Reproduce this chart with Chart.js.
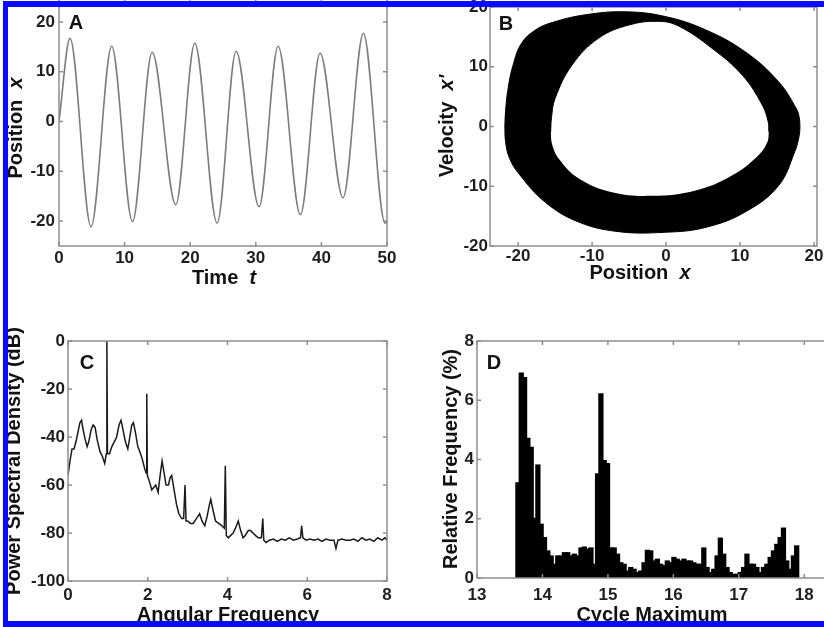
<!DOCTYPE html>
<html>
<head>
<meta charset="utf-8">
<script src="https://cdn.jsdelivr.net/npm/chart.js@4.4.1/dist/chart.umd.min.js"></script>
<style>
  html, body { margin: 0; padding: 0; background: #fff; }
  body { width: 824px; height: 627px; position: relative; overflow: hidden; }
  canvas { position: absolute; }
  .edge { position: absolute; background: #0a0aff; z-index: 5; }
</style>
</head>
<body>
<canvas id="seriesChart" width="410" height="320" style="left:0px; top:-20px"></canvas>
<canvas id="phaseChart" width="420" height="320" style="left:412px; top:-20px"></canvas>
<canvas id="psdChart" width="410" height="327" style="left:0px; top:300px"></canvas>
<canvas id="histChart" width="460" height="327" style="left:412px; top:300px"></canvas>
<div class="edge" style="left:3px; top:1px; width:821px; height:6px"></div>
<div class="edge" style="left:3px; top:1px; width:5px; height:626px"></div>
<div class="edge" style="left:3px; top:621px; width:821px; height:6px"></div>
<script>
// A: position over time (peaks and troughs)
const timeT = [0, 1.68, 4.88, 8.03, 11.2, 14.2, 17.8, 20.7, 24.1, 27.0, 30.5, 33.4, 36.8, 39.8, 43.3, 46.4, 49.7, 50];
const positionX = [0, 16.7, -21.1, 15.1, -20.1, 13.9, -16.7, 15.7, -20.4, 14.1, -17.1, 15.1, -18.7, 13.7, -15.3, 17.7, -20.4, -20.1];
const ticksTime = [0, 10, 20, 30, 40, 50];
const ticksPos = [-20, -10, 0, 10, 20];

// B: phase portrait band, outer and inner edges split into upper/lower arcs
const outerUpper = [[-21.8, 0], [-21.7, 2.5], [-21.4, 6.0], [-20.7, 10.2], [-19.5, 14.0], [-17.6, 16.2], [-15.4, 17.4], [-10.9, 18.7], [-5.5, 19.2], [-0.1, 18.4], [5.3, 16.2], [10.7, 12.5], [15.2, 7.5], [17.6, 3.0], [18.0, 1.5], [18.1, 0]];
const outerLower = [[-21.8, 0], [-21.7, -2.5], [-21.2, -5.2], [-19.9, -7.9], [-16.3, -12.7], [-11.8, -16.0], [-6.4, -17.6], [-0.1, -17.7], [5.3, -16.9], [10.7, -14.3], [15.2, -9.9], [17.4, -4.2], [18.0, -1.5], [18.1, 0]];
const innerUpper = [[-15.6, -0.9], [-15.5, 1.3], [-15.0, 4.7], [-12.7, 10.3], [-9.1, 14.8], [-5.0, 17.0], [-1.0, 17.6], [1.7, 16.8], [6.2, 13.1], [10.3, 8.6], [13.0, 3.6], [13.8, 0.8], [13.9, -0.9]];
const innerLower = [[-15.6, -0.9], [-15.4, -3.0], [-14.5, -5.4], [-11.8, -8.7], [-7.3, -11.0], [-1.9, -11.6], [4.0, -10.7], [8.9, -8.2], [12.5, -4.8], [13.7, -2.6], [13.9, -0.9]];
const ticksPhase = [-20, -10, 0, 10, 20];

// C: power spectral density
const freqW = [0.00, 0.05, 0.10, 0.15, 0.20, 0.25, 0.30, 0.34, 0.38, 0.43, 0.48, 0.52, 0.58, 0.63, 0.68, 0.73, 0.80, 0.86, 0.92, 0.96, 0.975, 0.99,
  1.04, 1.10, 1.16, 1.22, 1.28, 1.33, 1.38, 1.44, 1.50, 1.55, 1.60, 1.64, 1.69, 1.75, 1.80, 1.86, 1.92, 1.96, 1.975, 1.99,
  2.05, 2.10, 2.15, 2.20, 2.26, 2.31, 2.36, 2.41, 2.46, 2.52, 2.56, 2.60, 2.65, 2.72, 2.78, 2.85, 2.90, 2.935, 2.96,
  3.00, 3.07, 3.14, 3.22, 3.30, 3.36, 3.43, 3.49, 3.55, 3.58, 3.63, 3.70, 3.78, 3.86, 3.92, 3.945, 3.97,
  4.02, 4.08, 4.14, 4.20, 4.27, 4.33, 4.39, 4.45, 4.52, 4.58, 4.64, 4.70, 4.77, 4.85, 4.885, 4.91, 4.97,
  5.05, 5.15, 5.25, 5.35, 5.45, 5.55, 5.65, 5.75, 5.83, 5.86, 5.89, 5.97, 6.07, 6.17, 6.27, 6.37, 6.47, 6.57, 6.67, 6.72, 6.77,
  6.87, 6.97, 7.07, 7.17, 7.27, 7.37, 7.47, 7.57, 7.67, 7.77, 7.87, 7.95, 8.00];
const psdDb = [-56, -50, -45, -45, -42, -38, -34, -33, -37, -41, -44, -42, -37, -35, -36, -41, -46, -48, -51, -47, 0, -47,
  -47, -44, -42, -40, -35, -33, -37, -42, -45, -40, -35, -34, -38, -44, -46, -49, -53, -55, -22, -56,
  -59, -62, -61, -60, -63, -56, -50, -55, -60, -60, -57, -56, -61, -68, -72, -74, -74, -60, -75,
  -75, -76, -76, -74, -72, -75, -77, -73, -68, -66, -70, -75, -76, -77, -78, -52, -81,
  -82, -81, -80, -78, -75, -79, -82, -81, -79, -79, -80, -81, -82, -82, -74, -83, -84,
  -83, -82.5, -83.5, -82.5, -83, -82, -83, -82.5, -82, -77, -82, -83, -82.5, -83, -82.5, -83.5, -82.5, -83, -83, -86.5, -83,
  -82.5, -83, -83, -82.5, -83.5, -82, -83, -82.5, -83.5, -82, -83, -82, -83];
const ticksFreq = [0, 2, 4, 6, 8];
const ticksDb = [-100, -80, -60, -40, -20, 0];

// D: histogram of cycle maxima
const binCentre = [13.625, 13.676, 13.727, 13.777, 13.828, 13.879, 13.930, 13.980, 14.031, 14.082,
  14.133, 14.183, 14.234, 14.285, 14.335, 14.386, 14.437, 14.487, 14.538, 14.589,
  14.640, 14.690, 14.741, 14.792, 14.842, 14.893, 14.944, 14.994, 15.045, 15.096,
  15.147, 15.197, 15.248, 15.299, 15.349, 15.400, 15.451, 15.501, 15.552, 15.603,
  15.654, 15.704, 15.755, 15.806, 15.856, 15.907, 15.958, 16.008, 16.059, 16.110,
  16.161, 16.211, 16.262, 16.313, 16.363, 16.414, 16.465, 16.515, 16.566, 16.617,
  16.668, 16.718, 16.769, 16.820, 16.870, 16.921, 16.972, 17.022, 17.073, 17.124,
  17.175, 17.225, 17.276, 17.327, 17.377, 17.428, 17.479, 17.529, 17.580, 17.631,
  17.682, 17.732, 17.783, 17.834, 17.884];
const relFreq = [3.2, 6.9, 6.75, 4.7, 4.4, 2.0, 3.8, 1.8, 1.35, 0.9,
  0.73, 0.45, 0.73, 0.73, 0.84, 0.84, 0.73, 0.79, 0.73, 1.0,
  1.03, 0.96, 1.0, 0.45, 3.5, 6.2, 3.95, 3.85, 1.0, 1.0,
  0.79, 0.5, 0.45, 0.22, 0.34, 0.28, 0.17, 0.22, 0.5, 0.92,
  0.9, 0.56, 0.62, 0.45, 0.4, 0.56, 0.5, 0.68, 0.62, 0.56,
  0.62, 0.56, 0.56, 0.5, 0.45, 0.45, 1.0, 0.34, 0.17, 0.28,
  0.73, 1.33, 0.79, 0.34, 0.17, 0.11, 0.11, 0.17, 0.34, 0.79,
  0.45, 0.45, 0.34, 0.17, 0.34, 0.45, 0.68, 0.9, 1.12, 1.35,
  1.67, 0.56, 0.28, 0.73, 1.07];
const ticksCycle = [13, 14, 15, 16, 17, 18];
const ticksRel = [0, 2, 4, 6, 8];

const FONT = "'Liberation Sans', Arial, Helvetica, sans-serif";
Chart.defaults.font.family = FONT;
Chart.defaults.animation = false;
Chart.defaults.events = [];
Chart.defaults.plugins.legend.display = false;
Chart.defaults.plugins.tooltip.enabled = false;

const toPts = (xs, ys) => xs.map((x, i) => ({ x: x, y: ys[i] }));
const pairPts = (arr) => arr.map((p) => ({ x: p[0], y: p[1] }));

// MATLAB-like box: grey frame with inward ticks, plus titles drawn as text
const boxAxes = {
  id: "boxAxes",
  afterDraw(chart, args, opts) {
    const { ctx, chartArea: a, scales } = chart;
    ctx.save();
    ctx.strokeStyle = "#8e8e8e";
    ctx.lineWidth = 1.5;
    ctx.strokeRect(a.left, a.top, a.right - a.left, a.bottom - a.top);
    ctx.beginPath();
    scales.x.ticks.forEach((t) => {
      const px = scales.x.getPixelForValue(t.value);
      ctx.moveTo(px, a.bottom);
      ctx.lineTo(px, a.bottom - 4);
      ctx.moveTo(px, a.top);
      ctx.lineTo(px, a.top + 4);
    });
    scales.y.ticks.forEach((t) => {
      const py = scales.y.getPixelForValue(t.value);
      ctx.moveTo(a.left, py);
      ctx.lineTo(a.left + 4, py);
      ctx.moveTo(a.right, py);
      ctx.lineTo(a.right - 4, py);
    });
    ctx.stroke();

    ctx.fillStyle = "#111";
    ctx.textBaseline = "middle";
    ctx.textAlign = "left";
    (opts.labels || []).forEach((lab) => {
      let w = 0;
      lab.parts.forEach((p) => {
        ctx.font = p[1] + " 20px " + FONT;
        w += ctx.measureText(p[0]).width;
      });
      ctx.save();
      ctx.translate(lab.x - opts.dx, lab.y - opts.dy);
      if (lab.rot) ctx.rotate(-Math.PI / 2);
      let x = -w / 2;
      lab.parts.forEach((p) => {
        ctx.font = p[1] + " 20px " + FONT;
        ctx.fillText(p[0], x, 1);
        x += ctx.measureText(p[0]).width;
      });
      ctx.restore();
    });
    ctx.restore();
  },
};

function axis(min, max, ticks, size, pad, horizontal) {
  return {
    type: "linear",
    min: min,
    max: max,
    offset: false,
    grid: { display: false, drawTicks: false },
    border: { display: false },
    afterBuildTicks: (s) => {
      s.ticks = ticks.map((v) => ({ value: v }));
    },
    afterFit: (s) => {
      if (horizontal) s.height = size;
      else s.width = size;
    },
    ticks: {
      padding: pad,
      color: "#1e1e1e",
      font: { size: 17, weight: "bold" },
      maxRotation: 0,
      autoSkip: false,
    },
  };
}

function baseOptions(padding, xAxis, yAxis, dx, dy, labels) {
  return {
    responsive: false,
    layout: { padding: padding },
    scales: { x: xAxis, y: yAxis },
    plugins: { boxAxes: { dx: dx, dy: dy, labels: labels } },
  };
}

new Chart(document.getElementById("seriesChart"), {
  type: "line",
  data: {
    datasets: [
      {
        data: toPts(timeT, positionX),
        borderColor: "#7c7c7c",
        borderWidth: 1.6,
        pointRadius: 0,
        cubicInterpolationMode: "monotone",
      },
    ],
  },
  options: baseOptions(
    { left: 0, top: 17, right: 23, bottom: 0 },
    axis(0, 50, ticksTime, 54, 2, true),
    axis(-25, 25, ticksPos, 59, 4, false),
    0, -20,
    [
      { x: 76, y: 22, parts: [["A", "bold"]] },
      { x: 224, y: 277, parts: [["Time  ", "bold"], ["t", "italic bold"]] },
      { x: 15, y: 128, rot: true, parts: [["Position  ", "bold"], ["x", "italic bold"]] },
    ]
  ),
  plugins: [boxAxes],
});

new Chart(document.getElementById("phaseChart"), {
  type: "line",
  data: {
    datasets: [
      { data: pairPts(outerUpper), fill: "+1", order: 2, backgroundColor: "#000", borderColor: "#000", borderWidth: 1, pointRadius: 0, tension: 0.4 },
      { data: pairPts(outerLower), fill: false, order: 2, borderColor: "#000", borderWidth: 1, pointRadius: 0, tension: 0.4 },
      { data: pairPts(innerUpper), fill: "+1", order: 1, backgroundColor: "#fff", borderColor: "#000", borderWidth: 1, pointRadius: 0, tension: 0.4 },
      { data: pairPts(innerLower), fill: false, order: 1, borderColor: "#000", borderWidth: 1, pointRadius: 0, tension: 0.4 },
    ],
  },
  options: baseOptions(
    { left: 0, top: 27, right: 15, bottom: 0 },
    axis(-23.8, 20.4, ticksPhase, 54, 0, true),
    axis(-20, 20, ticksPhase, 78, 2, false),
    412, -20,
    [
      { x: 506, y: 23, parts: [["B", "bold"]] },
      { x: 640, y: 272, parts: [["Position  ", "bold"], ["x", "italic bold"]] },
      { x: 446, y: 126, rot: true, parts: [["Velocity  ", "bold"], ["x'", "italic bold"]] },
    ]
  ),
  plugins: [boxAxes],
});

new Chart(document.getElementById("psdChart"), {
  type: "line",
  data: {
    datasets: [
      {
        data: toPts(freqW, psdDb),
        borderColor: "#1a1a1a",
        borderWidth: 1.5,
        pointRadius: 0,
        tension: 0,
      },
    ],
  },
  options: baseOptions(
    { left: 0, top: 41, right: 23, bottom: 0 },
    axis(0, 8, ticksFreq, 46, 4, true),
    axis(-100, 0, ticksDb, 68, 3, false),
    0, 300,
    [
      { x: 87, y: 362, parts: [["C", "bold"]] },
      { x: 228, y: 614, parts: [["Angular Frequency", "bold"]] },
      { x: 13, y: 461, rot: true, parts: [["Power Spectral Density (dB)", "bold"]] },
    ]
  ),
  plugins: [boxAxes],
});

new Chart(document.getElementById("histChart"), {
  type: "bar",
  data: {
    datasets: [
      {
        data: toPts(binCentre, relFreq),
        backgroundColor: "#000",
        borderWidth: 0,
        inflateAmount: 1,
        barPercentage: 1,
        categoryPercentage: 1,
        grouped: false,
      },
    ],
  },
  options: baseOptions(
    { left: 0, top: 41, right: 35, bottom: 0 },
    axis(13, 18.5, ticksCycle, 49, 7, true),
    axis(0, 8, ticksRel, 65, 3, false),
    412, 300,
    [
      { x: 494, y: 362, parts: [["D", "bold"]] },
      { x: 652, y: 614, parts: [["Cycle Maximum", "bold"]] },
      { x: 450, y: 459, rot: true, parts: [["Relative Frequency (%)", "bold"]] },
    ]
  ),
  plugins: [boxAxes],
});
</script>
</body>
</html>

• Work to be completed
Pictures are excluded; extract exactly the lines from the start of the data through the line that holds "const ticksPos = [-20, -10, 0, 10, 20];", both ends included.

• Output below
Reproduce this chart with Chart.js.
<!DOCTYPE html>
<html>
<head>
<meta charset="utf-8">
<script src="https://cdn.jsdelivr.net/npm/chart.js@4.4.1/dist/chart.umd.min.js"></script>
<style>
  html, body { margin: 0; padding: 0; background: #fff; }
  body { width: 824px; height: 627px; position: relative; overflow: hidden; }
  canvas { position: absolute; }
  .edge { position: absolute; background: #0a0aff; z-index: 5; }
</style>
</head>
<body>
<canvas id="seriesChart" width="410" height="320" style="left:0px; top:-20px"></canvas>
<canvas id="phaseChart" width="420" height="320" style="left:412px; top:-20px"></canvas>
<canvas id="psdChart" width="410" height="327" style="left:0px; top:300px"></canvas>
<canvas id="histChart" width="460" height="327" style="left:412px; top:300px"></canvas>
<div class="edge" style="left:3px; top:1px; width:821px; height:6px"></div>
<div class="edge" style="left:3px; top:1px; width:5px; height:626px"></div>
<div class="edge" style="left:3px; top:621px; width:821px; height:6px"></div>
<script>
// A: position over time (peaks and troughs)
const timeT = [0, 1.68, 4.88, 8.03, 11.2, 14.2, 17.8, 20.7, 24.1, 27.0, 30.5, 33.4, 36.8, 39.8, 43.3, 46.4, 49.7, 50];
const positionX = [0, 16.7, -21.1, 15.1, -20.1, 13.9, -16.7, 15.7, -20.4, 14.1, -17.1, 15.1, -18.7, 13.7, -15.3, 17.7, -20.4, -20.1];
const ticksTime = [0, 10, 20, 30, 40, 50];
const ticksPos = [-20, -10, 0, 10, 20];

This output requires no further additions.